⟨
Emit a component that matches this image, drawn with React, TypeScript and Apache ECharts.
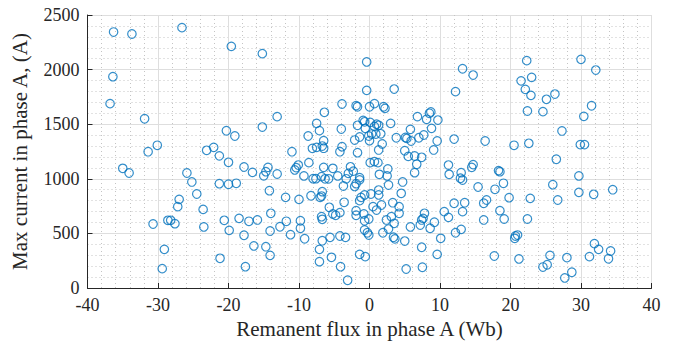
⟩
⟨
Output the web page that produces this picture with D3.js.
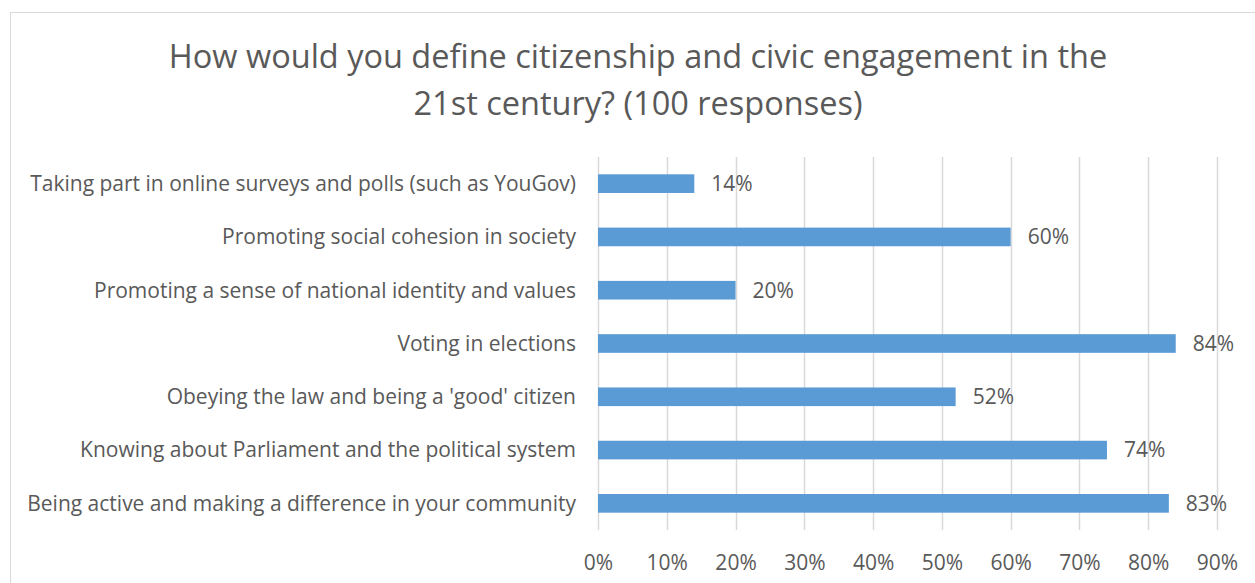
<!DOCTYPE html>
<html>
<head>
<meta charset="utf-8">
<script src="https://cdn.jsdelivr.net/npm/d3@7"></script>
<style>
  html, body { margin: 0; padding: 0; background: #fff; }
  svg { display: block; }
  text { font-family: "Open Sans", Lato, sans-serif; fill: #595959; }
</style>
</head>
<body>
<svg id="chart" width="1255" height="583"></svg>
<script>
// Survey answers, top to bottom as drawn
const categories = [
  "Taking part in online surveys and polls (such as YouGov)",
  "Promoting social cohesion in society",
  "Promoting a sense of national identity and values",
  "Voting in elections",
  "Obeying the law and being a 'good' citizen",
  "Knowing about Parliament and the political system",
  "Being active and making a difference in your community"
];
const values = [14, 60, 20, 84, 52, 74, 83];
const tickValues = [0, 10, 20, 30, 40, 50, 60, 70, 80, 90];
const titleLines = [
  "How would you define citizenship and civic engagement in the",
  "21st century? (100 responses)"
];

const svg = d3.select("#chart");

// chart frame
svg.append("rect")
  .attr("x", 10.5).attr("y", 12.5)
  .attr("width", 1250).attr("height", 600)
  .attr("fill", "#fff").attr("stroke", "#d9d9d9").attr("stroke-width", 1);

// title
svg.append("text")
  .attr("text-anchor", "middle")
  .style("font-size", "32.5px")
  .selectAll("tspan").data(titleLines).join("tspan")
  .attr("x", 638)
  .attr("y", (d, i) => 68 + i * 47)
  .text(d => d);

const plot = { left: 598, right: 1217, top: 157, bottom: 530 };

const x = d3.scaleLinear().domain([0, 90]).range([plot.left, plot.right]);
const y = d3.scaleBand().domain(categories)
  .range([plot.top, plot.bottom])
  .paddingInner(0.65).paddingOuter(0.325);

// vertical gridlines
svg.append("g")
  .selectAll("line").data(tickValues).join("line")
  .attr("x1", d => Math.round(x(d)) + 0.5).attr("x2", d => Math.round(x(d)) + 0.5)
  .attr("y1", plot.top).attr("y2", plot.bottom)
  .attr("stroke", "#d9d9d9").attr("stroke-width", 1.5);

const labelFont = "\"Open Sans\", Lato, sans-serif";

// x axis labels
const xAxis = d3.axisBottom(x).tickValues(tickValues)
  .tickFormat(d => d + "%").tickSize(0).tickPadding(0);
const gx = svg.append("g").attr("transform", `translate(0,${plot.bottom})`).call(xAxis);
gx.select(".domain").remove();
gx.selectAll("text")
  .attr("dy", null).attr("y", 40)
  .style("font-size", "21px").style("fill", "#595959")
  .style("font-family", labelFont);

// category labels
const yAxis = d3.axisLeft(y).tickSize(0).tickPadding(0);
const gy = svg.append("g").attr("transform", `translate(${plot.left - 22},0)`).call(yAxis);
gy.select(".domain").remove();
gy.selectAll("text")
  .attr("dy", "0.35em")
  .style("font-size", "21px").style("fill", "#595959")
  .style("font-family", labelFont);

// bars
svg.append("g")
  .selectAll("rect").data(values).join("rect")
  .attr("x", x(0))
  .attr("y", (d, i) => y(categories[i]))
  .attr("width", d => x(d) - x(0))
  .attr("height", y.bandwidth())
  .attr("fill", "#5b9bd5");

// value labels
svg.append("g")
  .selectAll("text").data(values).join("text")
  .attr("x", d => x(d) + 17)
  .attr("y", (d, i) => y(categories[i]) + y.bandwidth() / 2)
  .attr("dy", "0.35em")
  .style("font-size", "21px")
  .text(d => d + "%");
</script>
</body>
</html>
⟩
__WRITTEN INSTRUCTION__:
Select and copy every line from the records that includes the word "with".

__SOLUTION__:
Emit a component that matches this image, drawn with React, TypeScript and Apache ECharts.
Output the web page that produces this picture with D3.js.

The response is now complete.